Sunday, April 26, 2009

Us and Them

On the bus to the reunion I meet my old T.A. who says people from Jerusalem are special. They're more serious than Tel-Avivians; they get him better. And these people, on the bus to the reunion of the Hebrew University Amirim Interdisciplinary Program, are the most Jerusalem of Jerusalem. The most serious, the most deep, the most geeky. He's almost overcome with geeky reverence.

When we get there, M. motions me aside. Instead of going into the colloquium on the Sorry State of the Humanities Today, we go off and smoke long feminine cigarettes that come in a rectangular box like high class tampons. He's the black sheep of his settler family. It's strange, we muse, how polite one's settler family can be. He gave a ride once to some settlers going off to volunteer for a disabled children's camp who in the same breath spoke murderous words about Arab killings. My settler relatives too, oblivious to our anger, continue to populate the hills around Jerusalem, killing off the peace process year by year, and invite me with relentless politeness to weddings and births.

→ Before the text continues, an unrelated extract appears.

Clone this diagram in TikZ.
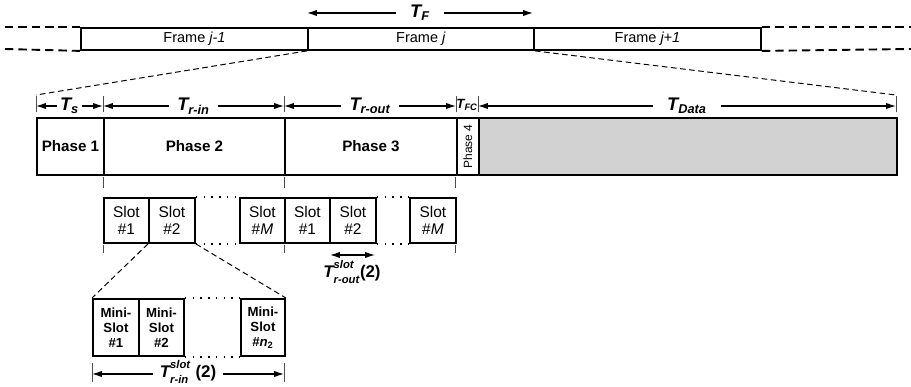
\documentclass[tikz,border=0pt]{standalone}
\usepackage{fontspec}
\setmainfont{Liberation Sans}
\usepackage{amsmath}
\usetikzlibrary{arrows.meta,positioning,calc}
\newcommand{\pxu}{0.25mm}
\newcommand{\tsub}[1]{$\text{\bfseries\itshape T}_{\text{\bfseries\itshape #1}}$}
\newcommand{\tslot}[1]{$\text{\bfseries\itshape T}^{\text{\raisebox{1.5pt}{\bfseries\itshape slot}}}_{\text{\raisebox{-1.5pt}{\bfseries\itshape #1}}}$}

\begin{document}
\begin{tikzpicture}[x=0.25mm, y=-0.25mm,
  cell/.style={draw, line width=1.35pt, anchor=north west, inner sep=0pt, align=center},
  framebox/.style={cell, minimum height=22*\pxu, font=\fontsize{10.3}{12}\selectfont},
  phasebox/.style={cell, minimum height=57*\pxu, font=\bfseries\fontsize{10.8}{12}\selectfont},
  slotbox/.style={cell, minimum height=45*\pxu, font=\fontsize{11}{12.2}\selectfont},
  minibox/.style={cell, minimum height=57*\pxu, font=\bfseries\fontsize{9.4}{10.8}\selectfont},
  ext/.style={line width=1.35pt, dash pattern=on 6pt off 3.5pt},
  zoomline/.style={line width=0.7pt, dash pattern=on 4pt off 2.5pt},
  dotline/.style={line width=1.2pt, dash pattern=on 1pt off 4.5pt},
  tick/.style={line width=0.6pt, gray!60!black},
  dim/.style={{Latex[length=7pt,width=4.5pt]}-{Latex[length=7pt,width=4.5pt]}, line width=0.9pt},
  tlabel/.style={fill=white, inner xsep=6pt, inner ysep=1pt, font=\fontsize{13}{15}\selectfont}
]
  \useasboundingbox (0,0) rectangle (911,386);

  % Frames
  \node[framebox, minimum width=227*\pxu] (fjm) at (80,27) {Frame \textit{j-1}};
  \node[framebox, minimum width=226*\pxu] (fj) at (307,27) {Frame \textit{j}};
  \node[framebox, minimum width=227*\pxu] (fjp) at (533,27) {Frame \textit{j+1}};
  \coordinate (lt) at (5,27);
  \coordinate (lb) at (5,49);
  \coordinate (rt) at (911,27);
  \coordinate (rb) at (911,49);
  \draw[ext] (lt) -- (fjm.north west);
  \draw[ext] (lb) -- (fjm.south west);
  \draw[ext] (fjp.north east) -- (rt);
  \draw[ext] (fjp.south east) -- (rb);

  % Frame length
  \coordinate (tfl) at (307,13);
  \coordinate (tfr) at (533,13);
  \draw[dim] (tfl) -- node[tlabel, inner xsep=10pt] (tf) {\tsub{F}} (tfr);

  % Zoom into frame j
  \coordinate (zl) at (36,95);
  \coordinate (zr) at (896,95);
  \draw[zoomline] (fj.south west) -- (zl);
  \draw[zoomline] (fj.south east) -- (zr);

  % Phases
  \node[phasebox, minimum width=67*\pxu] (ph1) at (36,117) {Phase 1};
  \node[phasebox, minimum width=181*\pxu] (ph2) at (103,117) {Phase 2};
  \node[phasebox, minimum width=172*\pxu] (ph3) at (284,117) {Phase 3};
  \node[phasebox, minimum width=22*\pxu] (ph4) at (456,117) {};
  \node[rotate=90, font=\fontsize{8.5}{10}\selectfont, inner sep=0pt] (ph4txt) at (ph4.center) {Phase 4};
  \node[phasebox, minimum width=418*\pxu, fill=gray!35] (data) at (478,117) {};

  % Phase lengths
  \foreach \x in {36,103,284,456,478,896} \draw[tick] (\x,96) -- (\x,112);
  \coordinate (t0) at (36,106);
  \coordinate (t1) at (103,106);
  \coordinate (t2) at (284,106);
  \coordinate (t3) at (456,106);
  \coordinate (t4) at (478,106);
  \coordinate (t5) at (896,106);
  \draw[dim] (t0) -- node[tlabel, inner xsep=2pt] (ts) {\tsub{s}} (t1);
  \draw[dim] (t1) -- node[tlabel] (trin) {\tsub{r-in}} (t2);
  \draw[dim] (t2) -- node[tlabel] (trout) {\tsub{r-out}} (t3);
  \node[inner sep=0pt, font=\fontsize{9.5}{10}\selectfont] (tfc) at (467,105) {\tsub{FC}};
  \draw[dim] (t4) -- node[tlabel, inner xsep=10pt] (tdata) {\tsub{Data}} (t5);

  % Slots of phases 2 and 3
  \foreach \x in {103,284,455} {
    \draw[tick] (\x,177) -- (\x,188);
    \draw[tick] (\x,245) -- (\x,253);
  }
  \node[slotbox, minimum width=45*\pxu] (s1) at (103,197) {Slot\\\#1};
  \node[slotbox, minimum width=46*\pxu] (s2) at (148,197) {Slot\\\#2};
  \node[slotbox, minimum width=45*\pxu] (sm) at (239,197) {Slot\\\#\textit{M}};
  \node[slotbox, minimum width=45*\pxu] (o1) at (284,197) {Slot\\\#1};
  \node[slotbox, minimum width=46*\pxu] (o2) at (329,197) {Slot\\\#2};
  \node[slotbox, minimum width=46*\pxu] (om) at (409,197) {Slot\\\#\textit{M}};
  \draw[dotline] (s2.north east) -- (sm.north west);
  \draw[dotline] (s2.south east) -- (sm.south west);
  \draw[dotline] (o2.north east) -- (om.north west);
  \draw[dotline] (o2.south east) -- (om.south west);

  % Slot length in phase 3
  \coordinate (ol) at (330,255);
  \coordinate (or) at (375,255);
  \draw[dim] (ol) -- (or);
  \node[font=\fontsize{12}{13}\selectfont] (tslout) at (352,272) {\tslot{r-out}\textbf{(2)}};

  % Mini-slots of slot 2
  \node[minibox, minimum width=46*\pxu] (m1) at (92,298) {Mini-\\Slot\\\#1};
  \node[minibox, minimum width=45*\pxu] (m2) at (138,298) {Mini-\\Slot\\\#2};
  \node[minibox, minimum width=44*\pxu] (mn) at (240,298) {Mini-\\Slot\\\#\textit{n}\textsubscript{2}};
  \draw[dotline] (m2.north east) -- (mn.north west);
  \draw[dotline] (m2.south east) -- (mn.south west);
  \draw[zoomline] (s2.south west) -- (m1.north west);
  \draw[zoomline] (s2.south east) -- (mn.north east);

  % Slot length in phase 2
  \foreach \x in {92,284} \draw[tick] (\x,363) -- (\x,382);
  \coordinate (ml) at (92,374);
  \coordinate (mr) at (284,374);
  \draw[dim] (ml) -- node[fill=white, inner xsep=5pt, inner ysep=0pt, yshift=1.5pt, font=\fontsize{12}{13}\selectfont] (tslin) {\tslot{r-in} \textbf{(2)}} (mr);
\end{tikzpicture}
\end{document}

M. says the warm blanket of approval I've felt since I've arrived in Israel isn't a contradiction to the latest horrible war in Gaza, but connected. When there's a "them" to be against the feeling of "us" gets stronger. When I arrived in Tel-Aviv with my prodigal daughter narrative, I made all of "us" feel better.

Meanwhile, the professors congratulated us and themselves for Hebrew University's pursuit of excellence, and I thought, like one of the bad sons at the Seder, why are there no Arabs here, or even Russians, Ethiopians - hardly any Sephardic Jews, hardly any women on the panel? They were not chosen by Hebrew University for excellence.

This week is sandwiched between Holocaust Remembrance Day, Memorial Day, and Israeli Independence Day. So many Days to grieve and mourn and celebrate! So many days to feel "us". What do we do? We light memorial candles, we grill meat, we hang our flags from the window, we dance in the streets to shake off 2,000 years of exile. What do "they" do while "we" are doing our remembering?